The documentary received highly favourable reviews. Richard Harrington of The Washington Post described it as "much more than musical nostalgia or a Beatles memorial. It's a thoughtful, expansive look back at the times, the dreams, the rude realities and the untarnished aspirations of many of its key players." He said that Harrison offered the most insightful comments on the times, and added: "One comes away from 'It Was 20 Years Ago Today' with a remembrance of the invitations that defined the era. Invitations not just to 'feed your head' or 'turn on, tune in, drop out,' but to participate in a new community, to explore changes and exchanges, to experiment, to join in a 'tide of playfulness.'" Writing in The New York Times, John Corry welcomed the two former Beatles' insights, although he rued the presence of Leary, Hoffman and Fonda, and that the frequent interview comments limited the amount of music that was heard. Corry also questioned the filmmakers' contention that the Beatles were solely responsible for the cultural changes of 1967 and said that "The paradox in the documentary is that Mr. McCartney and Mr. Harrison ... claim a good deal less than their apostles."

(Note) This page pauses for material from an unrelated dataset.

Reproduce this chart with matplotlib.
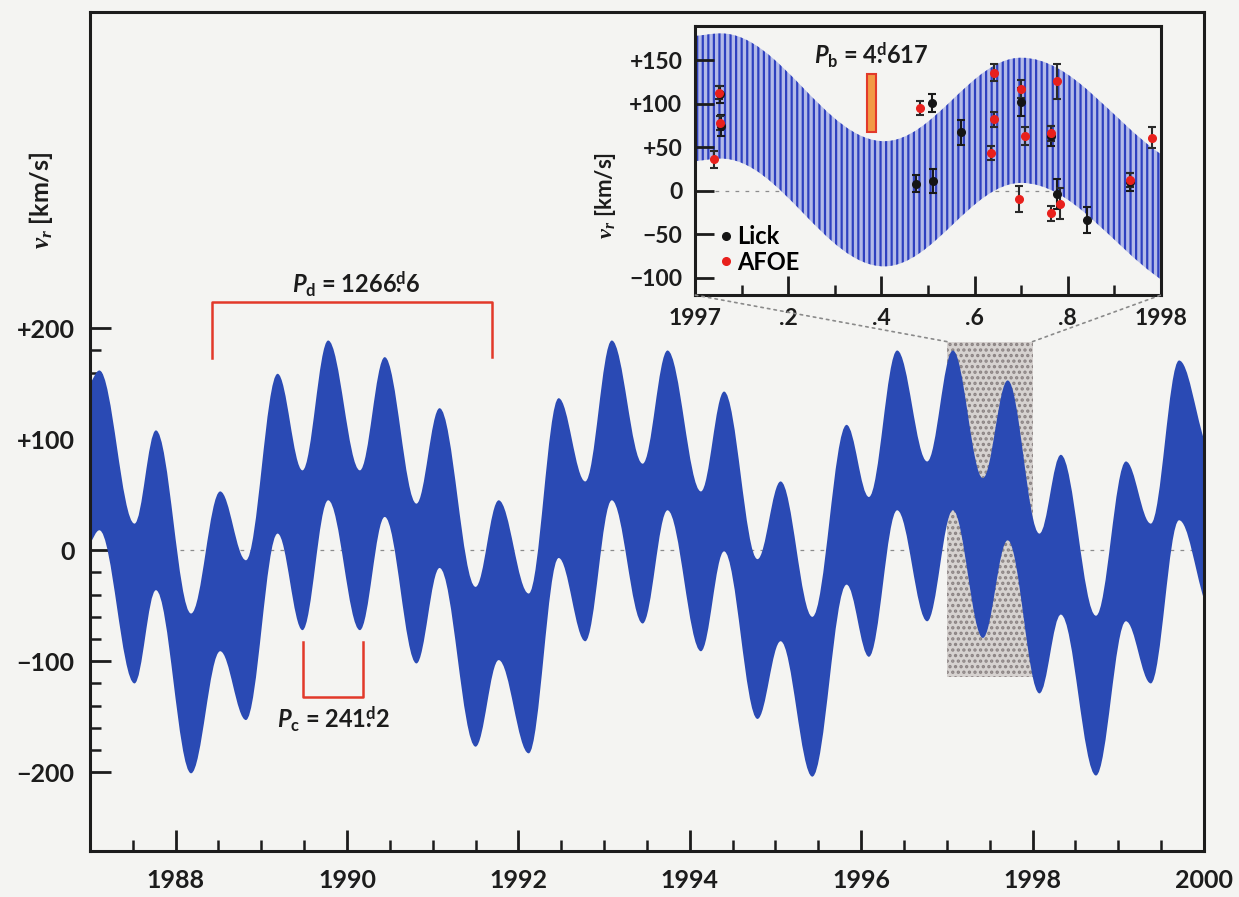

It was not universally admired. An unsympathetic review came from the Toronto Star‘s television critic Jonathan Gross, "Ironically that wry mantra—'If you can remember the '60s, then you weren't really there'—provides both the best moment in It Was Twenty Years Ago Today and its sharpest criticism. The Granada Television documentary, imported by CBC to commemorate the anniversary of the release of The Beatles' Sgt. Pepper's Lonely Hearts Club Band, unfortunately loses more perspective than it creates as it blindly slashes through the enchanted forest that was the '60s." He would go on and berate the counter culture veteran interviewees as out of touch with contemporary society and looking defeated. He did not like nor believe that the central theme, that Sgt. Pepper, "was not just an influential record, but ground-zero for the socio-political youthquakes of 1967… Suffice to say the links are tenuous."

Hoffman said that Sheppard's film was "simply brilliant" and "the only thing I'm ever going to recommend to anybody about the 60s". When asked in a Q magazine interview in late 1987 why he had been the only person to unequivocally agree with the sentiments of "All You Need Is Love", Harrison replied: "They all said All You Need Is Love but you also need such-and-such else. But … love is complete knowledge. If we all had total knowledge, then we would have complete love and, on that basis, everything is taken care of. It's a law of nature."